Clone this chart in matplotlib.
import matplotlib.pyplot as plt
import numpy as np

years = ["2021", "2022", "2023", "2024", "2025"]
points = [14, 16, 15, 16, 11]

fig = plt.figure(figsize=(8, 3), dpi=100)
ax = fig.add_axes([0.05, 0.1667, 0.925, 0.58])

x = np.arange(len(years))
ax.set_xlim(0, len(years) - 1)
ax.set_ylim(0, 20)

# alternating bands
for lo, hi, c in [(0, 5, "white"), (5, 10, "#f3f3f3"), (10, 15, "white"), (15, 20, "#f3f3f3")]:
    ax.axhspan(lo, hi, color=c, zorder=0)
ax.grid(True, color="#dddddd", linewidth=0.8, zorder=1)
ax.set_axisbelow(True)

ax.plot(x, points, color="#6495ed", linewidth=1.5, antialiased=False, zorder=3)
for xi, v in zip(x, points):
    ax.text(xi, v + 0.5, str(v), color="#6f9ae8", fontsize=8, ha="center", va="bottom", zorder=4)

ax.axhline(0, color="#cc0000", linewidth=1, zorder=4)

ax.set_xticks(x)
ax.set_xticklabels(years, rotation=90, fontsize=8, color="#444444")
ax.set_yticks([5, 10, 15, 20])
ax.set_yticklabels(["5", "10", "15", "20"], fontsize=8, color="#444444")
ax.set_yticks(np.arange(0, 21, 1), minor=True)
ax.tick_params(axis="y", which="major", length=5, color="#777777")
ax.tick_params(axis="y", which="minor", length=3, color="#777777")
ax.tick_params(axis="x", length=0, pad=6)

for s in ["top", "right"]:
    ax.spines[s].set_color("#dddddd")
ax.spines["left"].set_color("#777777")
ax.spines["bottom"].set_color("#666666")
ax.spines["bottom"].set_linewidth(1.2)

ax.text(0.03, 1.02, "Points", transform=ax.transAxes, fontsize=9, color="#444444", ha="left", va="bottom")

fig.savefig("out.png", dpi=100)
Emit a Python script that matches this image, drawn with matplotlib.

****************

What you need to do. Retype all the material above precisely, with no line left out.

Reply.
Clone this chart in matplotlib.
import matplotlib.pyplot as plt
import numpy as np

years = ["2021", "2022", "2023", "2024", "2025"]
points = [14, 16, 15, 16, 11]

fig = plt.figure(figsize=(8, 3), dpi=100)
ax = fig.add_axes([0.05, 0.1667, 0.925, 0.58])

x = np.arange(len(years))
ax.set_xlim(0, len(years) - 1)
ax.set_ylim(0, 20)

# alternating bands
for lo, hi, c in [(0, 5, "white"), (5, 10, "#f3f3f3"), (10, 15, "white"), (15, 20, "#f3f3f3")]:
    ax.axhspan(lo, hi, color=c, zorder=0)
ax.grid(True, color="#dddddd", linewidth=0.8, zorder=1)
ax.set_axisbelow(True)

ax.plot(x, points, color="#6495ed", linewidth=1.5, antialiased=False, zorder=3)
for xi, v in zip(x, points):
    ax.text(xi, v + 0.5, str(v), color="#6f9ae8", fontsize=8, ha="center", va="bottom", zorder=4)

ax.axhline(0, color="#cc0000", linewidth=1, zorder=4)

ax.set_xticks(x)
ax.set_xticklabels(years, rotation=90, fontsize=8, color="#444444")
ax.set_yticks([5, 10, 15, 20])
ax.set_yticklabels(["5", "10", "15", "20"], fontsize=8, color="#444444")
ax.set_yticks(np.arange(0, 21, 1), minor=True)
ax.tick_params(axis="y", which="major", length=5, color="#777777")
ax.tick_params(axis="y", which="minor", length=3, color="#777777")
ax.tick_params(axis="x", length=0, pad=6)

for s in ["top", "right"]:
    ax.spines[s].set_color("#dddddd")
ax.spines["left"].set_color("#777777")
ax.spines["bottom"].set_color("#666666")
ax.spines["bottom"].set_linewidth(1.2)

ax.text(0.03, 1.02, "Points", transform=ax.transAxes, fontsize=9, color="#444444", ha="left", va="bottom")

fig.savefig("out.png", dpi=100)
Emit a Python script that matches this image, drawn with matplotlib.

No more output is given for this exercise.